One of the main three options is the S-corporation. The IRS provides a fairly succinct definition of what it means to be an S-corporation. According to the IRS, it is a corporation with an “S” election in place. What this means is that the corporation has elected under the IRS Code to pass corporate income, losses, deductions, and credits through to their shareholders for federal tax purposes. The result is that S-corporation shareholders report the flow-through of income and losses on their personal tax returns, thus avoiding the double taxation issue of the C-corporation model.
This may sound pretty similar to the way an LLC is taxed. It should; while there are some differences in certain circumstances, both the LLC and the S-corporation generally employ the flow-through method described above. One big difference is in terms of a “reasonable salary.” This comes into play in the context of self-employment tax. Both LLC and S-corporation owners will have to pay self-employment taxes, but the difference is that, with an S-corporation, such tax is limited to the salary you pay yourself as an owner-employee. A NOTE OF CAUTION, fudging the numbers on your salary is a good way to get audited.
If you’re thinking the S-corporation structure may work for you, it is key to consider a couple differences between the S-corporation and the LLC. Obviously, there is the question of taxes. Depending on your intended business model, one or the other may work better for you.

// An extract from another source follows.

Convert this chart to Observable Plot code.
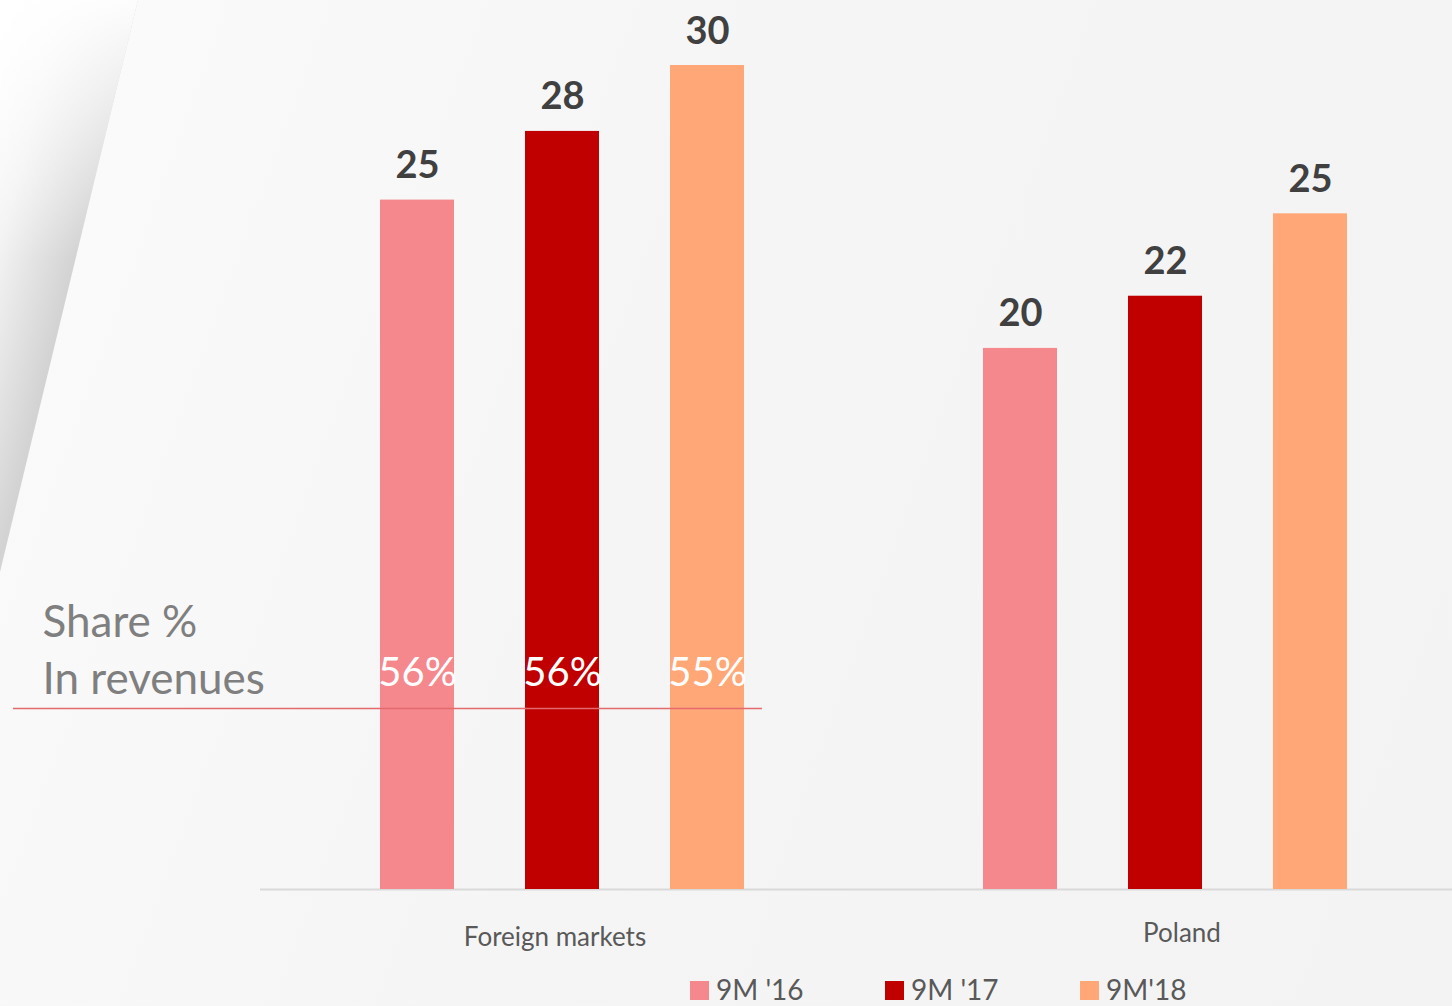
<!DOCTYPE html>
<html>
<head>
<meta charset="utf-8">
<script src="https://cdn.jsdelivr.net/npm/d3@7"></script>
<script src="https://cdn.jsdelivr.net/npm/@observablehq/plot@0.6"></script>
<style>
  html, body { margin: 0; padding: 0; }
  body {
    width: 1452px; height: 1006px; overflow: hidden; position: relative;
    background: linear-gradient(110deg, #fbfbfb 0%, #f5f5f5 45%, #f3f3f3 100%);
    font-family: Lato, "Open Sans", sans-serif;
  }
  #page {
    position: absolute; left: 0; top: 0; width: 140px; height: 575px;
    clip-path: polygon(0 0, 138px 0, 0 572px);
    background:
      linear-gradient(to bottom, rgba(255,255,255,0.95) 0px, rgba(255,255,255,0) 260px),
      linear-gradient(104deg, #ffffff 0%, #f2f2f2 22%, #d3d3d3 49%, #d3d3d3 100%);
  }
  #chart { position: absolute; left: 0; top: 0; width: 1452px; overflow: hidden; }
  #chart svg { max-width: none !important; }
  #legend {
    position: absolute; left: 690px; top: 973px; display: flex;
    font-family: Lato, sans-serif; font-size: 28px; line-height: 32px; color: #595959;
  }
  .item { width: 195px; display: flex; align-items: center; white-space: pre; }
  .sw { width: 19px; height: 19px; margin-right: 7px; margin-top: 3px; }
</style>
</head>
<body>
<div id="page"></div>
<div id="chart"></div>
<div id="legend"></div>
<script>
const categories = ["Foreign markets", "Poland"];
const series = ["9M '16", "9M '17", "9M'18"];
const foreignValues = [25.1, 27.6, 30.0];
const polandValues = [19.7, 21.6, 24.6];
const foreignShares = ["56%", "56%", "55%"];
const colors = ["#f4888c", "#c00000", "#ffa776"];
const shareTitle = "Share %\nIn revenues";

const rows = [];
series.forEach((s, i) => rows.push({category: categories[0], series: s, value: foreignValues[i], share: foreignShares[i]}));
series.forEach((s, i) => rows.push({category: categories[1], series: s, value: polandValues[i], share: null}));
const shareRows = rows.filter(d => d.share);
const annot = [{category: categories[0], text: shareTitle}];
const catRows = categories.map(c => ({category: c}));
const fmt = d3.format(".0f");

const chart = Plot.plot({
  width: 1466,
  height: 975,
  marginLeft: 13,
  marginRight: 0,
  marginTop: 65,
  marginBottom: 86,
  style: {background: "transparent", fontFamily: "Lato, sans-serif", fontSize: "26px", color: "#595959", overflow: "visible", maxWidth: "none"},
  fx: {domain: categories, paddingInner: 0, paddingOuter: 0.2048, align: 1, axis: null},
  x: {domain: series, paddingInner: 0.4897, paddingOuter: 0.8241, axis: null},
  y: {domain: [0, 30], axis: null},
  color: {domain: series, range: colors},
  marks: [
    Plot.ruleY([0], {stroke: "#d9d9d9", strokeWidth: 2}),
    Plot.barY(rows, {fx: "category", x: "series", y: "value", fill: "series"}),
    Plot.text(rows, {fx: "category", x: "series", y: "value", text: d => fmt(d.value),
      lineAnchor: "bottom", dy: -22, fontSize: 38, fontWeight: "bold", fill: "#404040"}),
    Plot.text(shareRows, {fx: "category", x: "series", text: "share", frameAnchor: "bottom",
      lineAnchor: "bottom", dy: -204, fontSize: 40, fill: "white"}),
    Plot.ruleY(annot, {fx: "category", y: () => 0, dy: -181, insetLeft: -247, insetRight: 101,
      stroke: "#e46a6e", strokeWidth: 1.3}),
    Plot.text(annot, {fx: "category", text: "text", frameAnchor: "bottom-left", textAnchor: "start",
      lineAnchor: "bottom", dx: -218, dy: -196, fontSize: 44, lineHeight: 1.28, fill: "#7f7f7f"}),
    Plot.text(catRows.slice(0, 1), {fx: "category", text: "category", frameAnchor: "bottom",
      lineAnchor: "top", dx: -7, dy: 38, fontSize: 26, fill: "#595959"}),
    Plot.text(catRows.slice(1), {fx: "category", text: "category", frameAnchor: "bottom",
      lineAnchor: "top", dx: 17, dy: 34, fontSize: 26, fill: "#595959"})
  ]
});
document.getElementById("chart").appendChild(chart);

const legend = document.getElementById("legend");
series.forEach((s, i) => {
  const it = document.createElement("div");
  it.className = "item";
  const sw = document.createElement("span");
  sw.className = "sw";
  sw.style.background = colors[i];
  const t = document.createElement("span");
  t.textContent = s;
  it.appendChild(sw); it.appendChild(t);
  legend.appendChild(it);
});
</script>
</body>
</html>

Then, there is the way profits and losses are allocated. With an LLC, profits and losses may be allocated among the members as they see fit; with an S-corporation, they must be in accordance with ownership percentages. And there is the flexibility that the LLC offers you, with far fewer rigid formalities than the corporate model.

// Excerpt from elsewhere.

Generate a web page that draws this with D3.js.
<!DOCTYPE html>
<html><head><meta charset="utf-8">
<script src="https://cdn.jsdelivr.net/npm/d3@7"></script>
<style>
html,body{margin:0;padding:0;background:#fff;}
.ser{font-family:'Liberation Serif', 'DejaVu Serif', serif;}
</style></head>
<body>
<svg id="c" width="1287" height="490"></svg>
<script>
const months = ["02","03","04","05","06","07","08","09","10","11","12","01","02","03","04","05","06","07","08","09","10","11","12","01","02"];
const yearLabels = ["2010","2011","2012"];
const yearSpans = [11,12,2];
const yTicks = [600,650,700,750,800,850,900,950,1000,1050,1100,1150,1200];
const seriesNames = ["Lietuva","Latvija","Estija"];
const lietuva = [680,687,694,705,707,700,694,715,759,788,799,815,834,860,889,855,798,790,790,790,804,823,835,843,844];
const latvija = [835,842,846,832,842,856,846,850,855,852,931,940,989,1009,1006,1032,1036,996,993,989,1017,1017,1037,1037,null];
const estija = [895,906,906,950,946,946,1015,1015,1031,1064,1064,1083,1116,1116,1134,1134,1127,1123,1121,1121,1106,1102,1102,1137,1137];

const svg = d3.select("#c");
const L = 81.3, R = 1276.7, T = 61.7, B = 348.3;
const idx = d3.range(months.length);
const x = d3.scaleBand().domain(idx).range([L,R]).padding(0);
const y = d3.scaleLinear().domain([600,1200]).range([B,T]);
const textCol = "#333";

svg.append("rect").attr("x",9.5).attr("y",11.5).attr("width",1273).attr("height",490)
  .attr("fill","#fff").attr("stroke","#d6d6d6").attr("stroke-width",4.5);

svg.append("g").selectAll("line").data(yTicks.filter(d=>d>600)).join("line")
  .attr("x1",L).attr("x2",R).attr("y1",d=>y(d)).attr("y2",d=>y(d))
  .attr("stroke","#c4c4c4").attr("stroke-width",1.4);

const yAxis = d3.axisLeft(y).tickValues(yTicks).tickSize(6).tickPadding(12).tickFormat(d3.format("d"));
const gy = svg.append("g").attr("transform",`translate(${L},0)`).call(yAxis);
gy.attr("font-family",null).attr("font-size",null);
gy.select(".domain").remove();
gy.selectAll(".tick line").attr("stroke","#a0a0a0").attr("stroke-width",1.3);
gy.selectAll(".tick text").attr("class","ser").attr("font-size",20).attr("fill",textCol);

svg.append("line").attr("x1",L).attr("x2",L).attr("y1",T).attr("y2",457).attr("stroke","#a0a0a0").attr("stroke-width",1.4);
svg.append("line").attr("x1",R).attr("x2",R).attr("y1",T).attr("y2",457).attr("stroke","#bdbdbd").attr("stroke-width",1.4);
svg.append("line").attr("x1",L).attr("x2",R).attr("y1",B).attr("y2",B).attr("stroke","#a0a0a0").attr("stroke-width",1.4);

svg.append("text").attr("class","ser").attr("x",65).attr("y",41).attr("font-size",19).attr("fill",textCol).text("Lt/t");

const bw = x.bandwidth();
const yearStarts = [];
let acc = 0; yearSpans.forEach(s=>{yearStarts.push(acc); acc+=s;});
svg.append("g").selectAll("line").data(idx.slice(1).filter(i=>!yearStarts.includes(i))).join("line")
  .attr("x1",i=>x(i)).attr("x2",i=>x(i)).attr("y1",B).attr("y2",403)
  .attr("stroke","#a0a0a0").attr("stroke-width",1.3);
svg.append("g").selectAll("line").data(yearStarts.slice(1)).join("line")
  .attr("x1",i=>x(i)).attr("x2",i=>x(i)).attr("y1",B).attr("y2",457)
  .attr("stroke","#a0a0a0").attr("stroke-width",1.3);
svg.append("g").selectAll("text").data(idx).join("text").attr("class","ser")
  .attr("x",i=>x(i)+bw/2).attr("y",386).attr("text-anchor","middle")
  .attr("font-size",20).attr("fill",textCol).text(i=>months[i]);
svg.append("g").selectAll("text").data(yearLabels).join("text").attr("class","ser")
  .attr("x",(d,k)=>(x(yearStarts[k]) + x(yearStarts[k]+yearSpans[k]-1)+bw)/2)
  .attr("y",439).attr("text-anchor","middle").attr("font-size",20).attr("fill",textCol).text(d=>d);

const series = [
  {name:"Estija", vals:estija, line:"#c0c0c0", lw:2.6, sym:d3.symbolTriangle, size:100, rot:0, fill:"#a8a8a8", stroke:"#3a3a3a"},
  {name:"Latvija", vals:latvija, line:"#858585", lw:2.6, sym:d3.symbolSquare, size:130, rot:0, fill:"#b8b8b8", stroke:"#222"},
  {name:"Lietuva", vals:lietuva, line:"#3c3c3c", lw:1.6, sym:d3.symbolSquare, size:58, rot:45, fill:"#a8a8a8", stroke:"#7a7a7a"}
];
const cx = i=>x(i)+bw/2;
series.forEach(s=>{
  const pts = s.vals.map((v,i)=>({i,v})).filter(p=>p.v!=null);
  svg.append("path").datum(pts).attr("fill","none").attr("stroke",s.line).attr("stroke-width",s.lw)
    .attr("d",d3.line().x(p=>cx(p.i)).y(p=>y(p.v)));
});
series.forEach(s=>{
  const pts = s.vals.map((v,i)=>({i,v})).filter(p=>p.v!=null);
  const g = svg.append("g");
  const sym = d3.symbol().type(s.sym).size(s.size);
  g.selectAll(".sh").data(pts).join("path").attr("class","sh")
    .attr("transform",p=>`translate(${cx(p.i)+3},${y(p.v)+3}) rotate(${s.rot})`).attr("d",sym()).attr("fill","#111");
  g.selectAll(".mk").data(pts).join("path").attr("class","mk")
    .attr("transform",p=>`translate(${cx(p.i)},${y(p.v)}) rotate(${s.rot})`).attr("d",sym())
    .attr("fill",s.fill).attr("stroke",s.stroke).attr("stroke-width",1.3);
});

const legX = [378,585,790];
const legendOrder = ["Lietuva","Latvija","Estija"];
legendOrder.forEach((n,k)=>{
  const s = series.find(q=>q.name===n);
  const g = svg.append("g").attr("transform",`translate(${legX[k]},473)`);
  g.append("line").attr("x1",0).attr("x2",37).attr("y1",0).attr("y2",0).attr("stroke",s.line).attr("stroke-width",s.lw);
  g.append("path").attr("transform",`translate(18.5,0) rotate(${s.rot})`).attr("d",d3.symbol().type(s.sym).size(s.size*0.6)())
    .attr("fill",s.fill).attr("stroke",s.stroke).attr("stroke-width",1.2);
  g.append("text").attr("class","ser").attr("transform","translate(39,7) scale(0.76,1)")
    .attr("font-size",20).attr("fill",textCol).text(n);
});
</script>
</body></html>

Of course, you could form an LLC and elect to be taxed as an S-corporation by filing the appropriate tax election with the IRS. This can be an attractive model, combining the benefits of the LLC with the tax scenario of the S-corporation. In choosing entity choice, however, it is wise to consult your CPA and attorney because, although it may seem a simple choice, there are definite complexities that could use the benefit of a practiced hand. CPAs and/or tax attorneys should be consulted prior to selection of entity and in regards to other tax questions.
Lastly, as you consider entity choice, it is important to remember what the IRS says about qualifying for S-corporation status: certain requirements must be met. These include the following:
- It must be a domestic corporation;
- It must have only allowable shareholders, which include individuals, certain trusts, and estates and may not include partnerships, corporations or non-resident alien shareholders;
- It must not have more than 100 shareholders;
- It must have only one class of stock; and
- It must not be an ineligible corporation (i.e. certain financial institutions, insurance companies, and domestic international sales corporations).